Tips on Tax Deductions for UBER and LYFT Drivers

Tax breaks got even better under the new tax laws for drivers in the ridesharing business.

If you are a driver in the ridesharing business, this is what you should know about taxes. Deducting your Uber or Lyft service expenses is crucial to your financial success. The key is keeping good records. So, what kind of expenses can you deduct? Let’s put this answer in three parts.

Part One. You can deduct the mileage you drive from the time you start driving in search of a passenger until you return home in one of two ways:

  • using the standard mileage method, you can tax deduct 54.5 cents per business mile you drive (2018 rate), or
  • using the actual expense method, you can deduct the actual cost of gas, repairs, depreciation or lease payments, and more. Obviously, this method is more record intensive.
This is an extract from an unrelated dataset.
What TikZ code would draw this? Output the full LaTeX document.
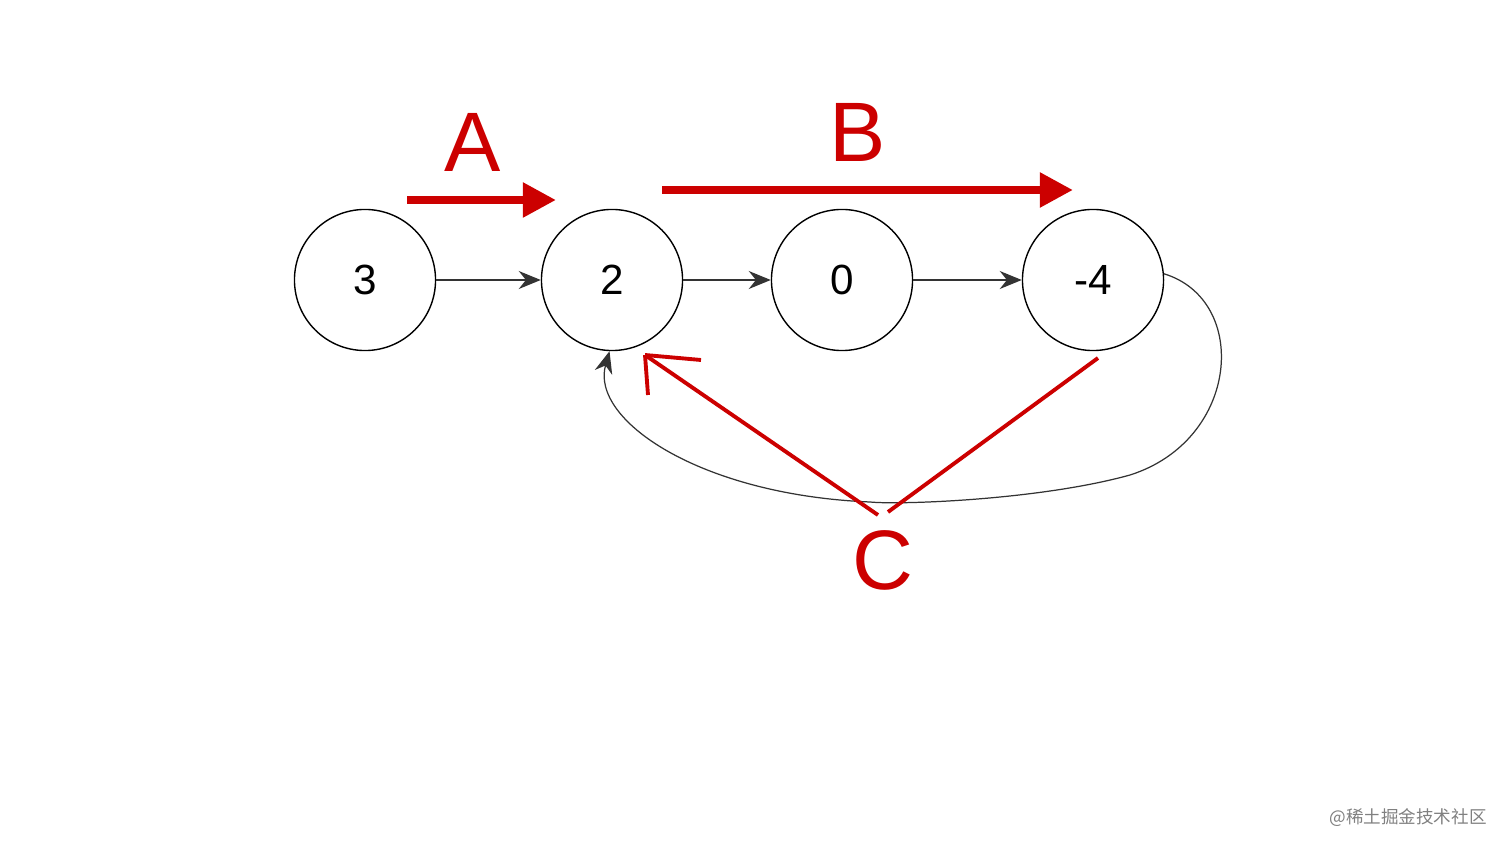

Either method means you must track your business driving mileage. The easiest and most accurate way to do this is to use your smartphone with a mileage app like MileIQ. Or, if you have a lot of time to burn and like to use a pen and paper, you can use a written mileage log.

Part Two. Other things beyond auto expenses an Uber or Lyft driver can tax deduct are:

  • a smartphone used for business—this is the only way Uber and Lyft and other ridesharing businesses work. If your phone is also used for personal things, only the business use portion is deductible. The more you drive, the bigger the deduction. You will need to track your business phone usage for this deduction.
  • giveaways for your passengers, such as water, maps, and snacks
  • car insurance and interest on a car loan (for users of the actual expense method only). The deductible amount is based on the car’s business use percentage.
  • Uber or Lyft fees and charges
  • home office expenses. Most people don’t think of this one. But as long as you qualify under the tax rules and use a portion of your home regularly and exclusively for your driving business (for example, recordkeeping), you can deduct home office expenses for that portion of your home.
  • parking and tolls—these are not reimbursed by your passengers
  • PayPal or credit card transaction fees
  • accounting and tax preparation software or fees paid to preparers for work related to your ridesharing biz
  • and more, such as business cards, ads, and signs.

Part Three. All the deductions listed in Part 1 and 2 are great, but, thanks to the Tax Cuts and Jobs Act (“TCJA”), you can qualify for a brand new pass-through tax deduction starting in 2018. Virtually all Uber and Lyft drivers operate as pass-through businesses—that is, any business in which the profits are taxed on the owner’s individual tax return at his or her individual tax rates. Most Uber and Lyft drivers are sole proprietors (a one-owner business in which the owner personally owns all the business assets); a few have formed limited liability companies or S corporations. All such drivers are operating pass-through businesses.

The TCJA allows owners of such pass-through businesses to deduct an amount equal to up to 20% of their net income from the business. This is in addition to all their other business deductions. The pass-through deduction is a personal deduction pass-through owners can take on their returns whether or not they itemize. For example, if you earn $50,000 in profit from your Uber or Lyft driving, and qualify for the pass-through deduction, you may deduct $10,000.

However, you’re entitled to the full 20% pass-through deduction only if your taxable income from all sources after deductions is less than $315,000 if married filing jointly, or $157,500 if single. The 20% deduction is phased out if your income exceeds these limits. It disappears entirely for marrieds filing jointly whose income exceeds $415,000 and for singles whose income exceeds $207,500.

If your income is over $207,500/$415,000, you can still qualify for a deduction, but it is subject to a special limit: Your deduction can’t exceed the greater or (1) 50% of your applicable share of the W-2 employee wages paid by your business (which will likely be 0); or (2) 25% of the your share of W-2 wages, PLUS 2.5% of the original purchase price of the long-term property used in your driving business—for example, any automobile and other equipment used in your driving business. For example, if you have no employees and you use a $25,000 car for your business, you’d be entitled to a $625 deduction (2.5% x $25,000 = $625).

This deduction began on January 1, 2018 and is scheduled to last through December 31, 2025.